New Jersey’s recognition of same-sex marriage has resulted in significant changes to the rights of same-sex couples. Married same-sex couples now have the same rights as all married couples. As a result, there are changes with retirement benefits and Individual Retirement Accounts (“IRA”) and how they are taxed to beneficiaries that inherit these funds. The recognition of same sex marriage means that same-sex married couples have greater options when it comes to the inheritance of IRAs and most retirement benefits. It is important to note that in order for same-sex couples to have these different options, they must actually be married. A civil union or domestic partnership does not qualify as marriage for federal tax purposes.
When an individual dies, retirement assets and IRAs pass to the beneficiary of the account. Once those funds are withdrawn from the IRA, the funds are subject to income tax. However, certain rules allow the beneficiary to delay paying the tax. A surviving spouse has more options than any other beneficiary in regards to a spouse’s IRA or qualified retirement account. They can either: 1) roll those assets into their own IRA; or 2) put the assets into an inherited IRA. By rolling the retirement account, the assets will be treated under the same rules as the surviving spouse’s IRA. For example, if the surviving spouse is under the age of 59 ½ years, the rollover funds will be subject to the early withdrawal penalty of an IRA unless one of the exceptions to the early withdrawal penalty is met. The benefit is that the surviving spouse is not required to make yearly, taxed withdrawals from the IRA. The second option is that the surviving spouse can choose to treat the inherited IRA funds as an “inherited IRA.” This generally requires annual distributions to be taken based on the surviving spouse’s life expectancy. A spouse under the age of 59 ½ may choose this option because the 10% early withdrawal penalty will not apply.

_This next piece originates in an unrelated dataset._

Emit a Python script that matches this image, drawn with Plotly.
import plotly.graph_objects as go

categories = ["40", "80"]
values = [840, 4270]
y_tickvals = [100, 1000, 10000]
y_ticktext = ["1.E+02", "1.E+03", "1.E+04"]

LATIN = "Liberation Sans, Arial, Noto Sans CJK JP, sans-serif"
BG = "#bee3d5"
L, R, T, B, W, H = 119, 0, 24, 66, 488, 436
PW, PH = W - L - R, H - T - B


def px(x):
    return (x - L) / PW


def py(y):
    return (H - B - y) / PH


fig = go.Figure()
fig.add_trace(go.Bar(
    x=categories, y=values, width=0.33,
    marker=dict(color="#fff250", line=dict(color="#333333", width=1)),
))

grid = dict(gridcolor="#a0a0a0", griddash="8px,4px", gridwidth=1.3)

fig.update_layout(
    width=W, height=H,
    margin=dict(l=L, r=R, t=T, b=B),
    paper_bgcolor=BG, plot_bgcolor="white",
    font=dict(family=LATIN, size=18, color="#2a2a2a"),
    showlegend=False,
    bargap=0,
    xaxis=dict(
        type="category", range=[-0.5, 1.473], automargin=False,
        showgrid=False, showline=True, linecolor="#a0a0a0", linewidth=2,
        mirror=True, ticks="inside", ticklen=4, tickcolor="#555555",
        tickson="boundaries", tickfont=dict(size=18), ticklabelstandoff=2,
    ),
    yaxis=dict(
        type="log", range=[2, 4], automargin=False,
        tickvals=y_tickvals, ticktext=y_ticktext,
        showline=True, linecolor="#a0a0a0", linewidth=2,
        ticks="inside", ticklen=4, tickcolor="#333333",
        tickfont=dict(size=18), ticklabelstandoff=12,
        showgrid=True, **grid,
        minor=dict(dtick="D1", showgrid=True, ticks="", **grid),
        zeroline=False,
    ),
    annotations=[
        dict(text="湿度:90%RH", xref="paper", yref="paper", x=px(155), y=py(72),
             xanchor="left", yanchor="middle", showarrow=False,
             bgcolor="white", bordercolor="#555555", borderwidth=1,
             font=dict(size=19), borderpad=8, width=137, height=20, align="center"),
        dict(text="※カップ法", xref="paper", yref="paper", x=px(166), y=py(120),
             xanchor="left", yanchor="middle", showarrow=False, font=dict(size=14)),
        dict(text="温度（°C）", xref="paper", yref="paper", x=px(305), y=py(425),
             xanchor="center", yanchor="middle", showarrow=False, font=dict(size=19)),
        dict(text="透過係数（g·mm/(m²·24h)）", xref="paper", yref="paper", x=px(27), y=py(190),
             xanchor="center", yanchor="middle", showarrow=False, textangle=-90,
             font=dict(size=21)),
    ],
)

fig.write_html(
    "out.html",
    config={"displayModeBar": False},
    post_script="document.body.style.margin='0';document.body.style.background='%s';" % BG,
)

The IRS has taken the position that if same-sex marriage is valid in the state where the ceremony is performed, then for federal tax purposes the couple is married. For example, if a couple is legally married in the State of New Jersey, but then moves to a state that does not recognize same-sex marriage, the couple is considered married for federal tax purposes.

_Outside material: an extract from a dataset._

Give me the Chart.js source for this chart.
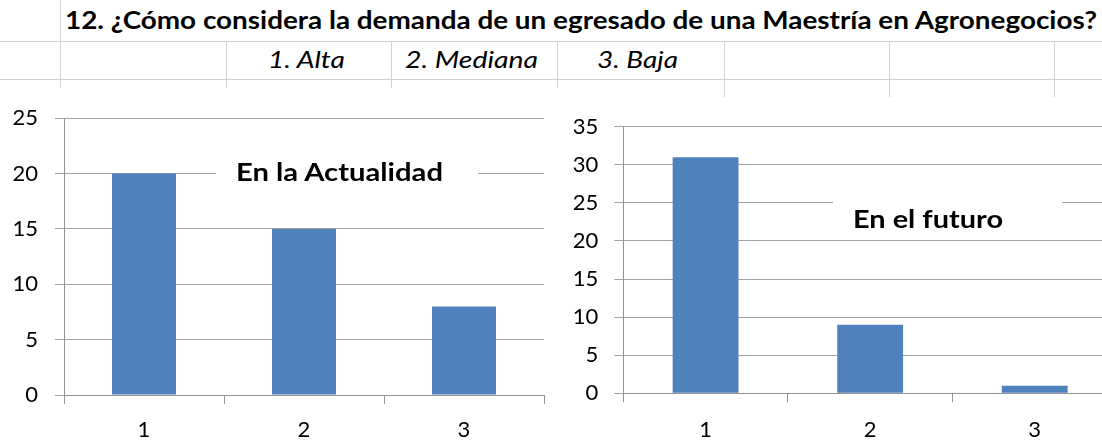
<!DOCTYPE html>
<html><head><meta charset="utf-8">
<script src="https://cdn.jsdelivr.net/npm/chart.js@4/dist/chart.umd.min.js"></script>
<style>
html,body{margin:0;padding:0;width:1102px;height:442px;overflow:hidden;background:#fff;font-family:Lato,"Open Sans",sans-serif}
.hl{position:absolute;left:0;width:1102px;height:1px;background:#d2d2d2}
.vl{position:absolute;width:1px;background:#d2d2d2}
.t{position:absolute;white-space:nowrap;color:#000;transform-origin:0 0;line-height:1}
.box{position:absolute;background:#fff}
canvas{position:absolute;background:#fff}
</style></head><body>
<div class="hl" style="top:41px"></div>
<div class="hl" style="top:79px"></div>
<div class="vl" style="left:60px;top:0;height:88px"></div>
<div class="vl" style="left:226px;top:42px;height:46px"></div>
<div class="vl" style="left:391px;top:42px;height:46px"></div>
<div class="vl" style="left:557px;top:42px;height:46px"></div>
<div class="vl" style="left:724px;top:42px;height:55px"></div>
<div class="vl" style="left:889px;top:42px;height:55px"></div>
<div class="vl" style="left:1054px;top:42px;height:55px"></div>
<div class="t" data-w="1032" style="left:65px;top:8px;font-size:24px;font-weight:700">12. ¿Cómo considera la demanda de un egresado de una Maestría en Agronegocios?</div>
<div class="t" data-w="77" style="left:268px;top:47px;font-size:24px;font-style:italic">1. Alta</div>
<div class="t" data-w="133" style="left:405px;top:47px;font-size:24px;font-style:italic">2. Mediana</div>
<div class="t" data-w="81" style="left:597px;top:47px;font-size:24px;font-style:italic">3. Baja</div>

<canvas id="c1" width="548" height="370" style="left:0;top:88px"></canvas>
<canvas id="c2" width="600" height="360" style="left:548px;top:97px"></canvas>

<div class="box" style="left:216px;top:158px;width:262px;height:34px"></div>
<div class="t" data-w="207" style="left:236px;top:158.5px;font-size:25px;font-weight:700">En la Actualidad</div>
<div class="box" style="left:833px;top:192px;width:229px;height:40px"></div>
<div class="t" data-w="150" style="left:853px;top:206px;font-size:25px;font-weight:700">En el futuro</div>

<script>
const categories = ['1', '2', '3'];
const actualidadValues = [20, 15, 8];
const futuroValues = [31, 9, 1];
const actualidadYTicks = [0, 5, 10, 15, 20, 25];
const futuroYTicks = [0, 5, 10, 15, 20, 25, 30, 35];

const BAR = '#4F81BD';
const GRID = '#a3a3a3';
const AXIS = '#939393';
const FONT = { family: 'Lato, "Open Sans", sans-serif', size: 22 };

function makeChart(id, values, yTicks, L) {
  new Chart(document.getElementById(id), {
    type: 'bar',
    data: {
      labels: categories,
      datasets: [{ data: values, backgroundColor: BAR, borderWidth: 0,
        barPercentage: 0.5, categoryPercentage: 0.8 }]
    },
    options: {
      responsive: false, animation: false, devicePixelRatio: 1,
      layout: { padding: { top: L.padTop, right: L.padRight, left: 0, bottom: 0 } },
      plugins: { legend: { display: false }, tooltip: { enabled: false }, title: { display: false } },
      scales: {
        x: {
          grid: { display: true, drawOnChartArea: false, drawTicks: true, tickLength: 9, color: AXIS, offset: true },
          border: { color: AXIS, width: 1 },
          ticks: { color: '#000', font: FONT, padding: L.xPad, maxRotation: 0 },
          afterFit: s => { s.height = L.xHeight; }
        },
        y: {
          min: yTicks[0], max: yTicks[yTicks.length - 1],
          afterBuildTicks: s => { s.ticks = yTicks.map(v => ({ value: v })); },
          grid: { color: GRID, tickLength: 9, drawTicks: true },
          border: { color: AXIS, width: 1 },
          ticks: { color: '#000', font: FONT, padding: L.yPad },
          afterFit: s => { s.width = L.yWidth; }
        }
      }
    }
  });
}

makeChart('c1', actualidadValues, actualidadYTicks,
  { padTop: 29, padRight: 4, xHeight: 63, yWidth: 64, xPad: 13, yPad: 17 });
makeChart('c2', futuroValues, futuroYTicks,
  { padTop: 29.7, padRight: 31, xHeight: 63.7, yWidth: 75.3, xPad: 14.5, yPad: 16 });

function fitTexts() {
  document.querySelectorAll('.t[data-w]').forEach(el => {
    el.style.transform = 'none';
    const w = el.getBoundingClientRect().width;
    const target = parseFloat(el.dataset.w);
    if (w > 0) el.style.transform = 'scaleX(' + (target / w) + ')';
  });
}
fitTexts();
if (document.fonts && document.fonts.ready) document.fonts.ready.then(fitTexts);
</script>
</body></html>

An important change has also occurred with respect to who can be the beneficiary of a qualified retirement plan. The Department of Labor has stated that under federal law spouses are automatically the beneficiary of a qualified retirement plan, like a 401(k). If the 401(k) owner wishes to name someone other than his or her spouse as the beneficiary of the 401(k), the owner’s spouse must sign a written waiver to waive his or her rights as beneficiary. Without this, the plan will automatically pay the benefits to the surviving spouse- even if the owner named another beneficiary.

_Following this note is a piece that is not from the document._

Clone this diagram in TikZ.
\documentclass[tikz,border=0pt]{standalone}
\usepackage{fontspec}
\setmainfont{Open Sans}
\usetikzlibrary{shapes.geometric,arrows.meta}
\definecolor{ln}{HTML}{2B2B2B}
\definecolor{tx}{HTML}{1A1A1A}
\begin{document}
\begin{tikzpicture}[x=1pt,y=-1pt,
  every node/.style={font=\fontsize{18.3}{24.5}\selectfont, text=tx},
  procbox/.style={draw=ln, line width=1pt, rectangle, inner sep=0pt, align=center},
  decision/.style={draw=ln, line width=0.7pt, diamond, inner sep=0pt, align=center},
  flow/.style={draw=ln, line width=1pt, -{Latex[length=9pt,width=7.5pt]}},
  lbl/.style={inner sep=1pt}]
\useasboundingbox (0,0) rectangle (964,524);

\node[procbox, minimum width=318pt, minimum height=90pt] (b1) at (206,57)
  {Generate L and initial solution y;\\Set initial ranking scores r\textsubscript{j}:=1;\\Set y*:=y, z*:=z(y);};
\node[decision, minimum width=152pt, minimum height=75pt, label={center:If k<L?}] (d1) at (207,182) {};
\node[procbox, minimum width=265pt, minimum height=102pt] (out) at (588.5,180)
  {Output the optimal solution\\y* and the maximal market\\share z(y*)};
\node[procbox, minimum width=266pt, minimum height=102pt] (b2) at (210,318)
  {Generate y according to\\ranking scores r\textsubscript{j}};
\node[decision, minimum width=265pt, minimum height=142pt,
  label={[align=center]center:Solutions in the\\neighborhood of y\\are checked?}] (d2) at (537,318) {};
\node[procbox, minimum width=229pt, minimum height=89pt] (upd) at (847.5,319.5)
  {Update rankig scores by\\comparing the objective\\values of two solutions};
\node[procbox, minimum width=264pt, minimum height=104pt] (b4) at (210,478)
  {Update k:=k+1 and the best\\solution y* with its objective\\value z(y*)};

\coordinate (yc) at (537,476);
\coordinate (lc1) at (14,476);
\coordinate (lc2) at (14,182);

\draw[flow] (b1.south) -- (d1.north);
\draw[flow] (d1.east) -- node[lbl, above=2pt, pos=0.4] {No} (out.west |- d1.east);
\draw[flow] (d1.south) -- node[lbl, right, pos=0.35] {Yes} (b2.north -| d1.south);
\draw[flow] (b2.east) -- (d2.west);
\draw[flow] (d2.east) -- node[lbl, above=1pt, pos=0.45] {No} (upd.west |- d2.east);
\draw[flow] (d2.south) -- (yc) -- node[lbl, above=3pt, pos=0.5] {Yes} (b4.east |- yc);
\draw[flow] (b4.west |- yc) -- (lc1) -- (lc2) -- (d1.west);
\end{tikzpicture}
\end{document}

It is important to speak with a tax advisor in order to determine the best option for a surviving spouse, when naming beneficiaries of retirement plans and when receiving qualified retirement or IRA benefits. Most people assume that rolling the funds into the surviving spouse’s IRA is the best choice. Generally speaking, this is the best choice for most people. However, it is not always the correct choice and it can have a major impact on the tax and penalties that the beneficiary pays to the government.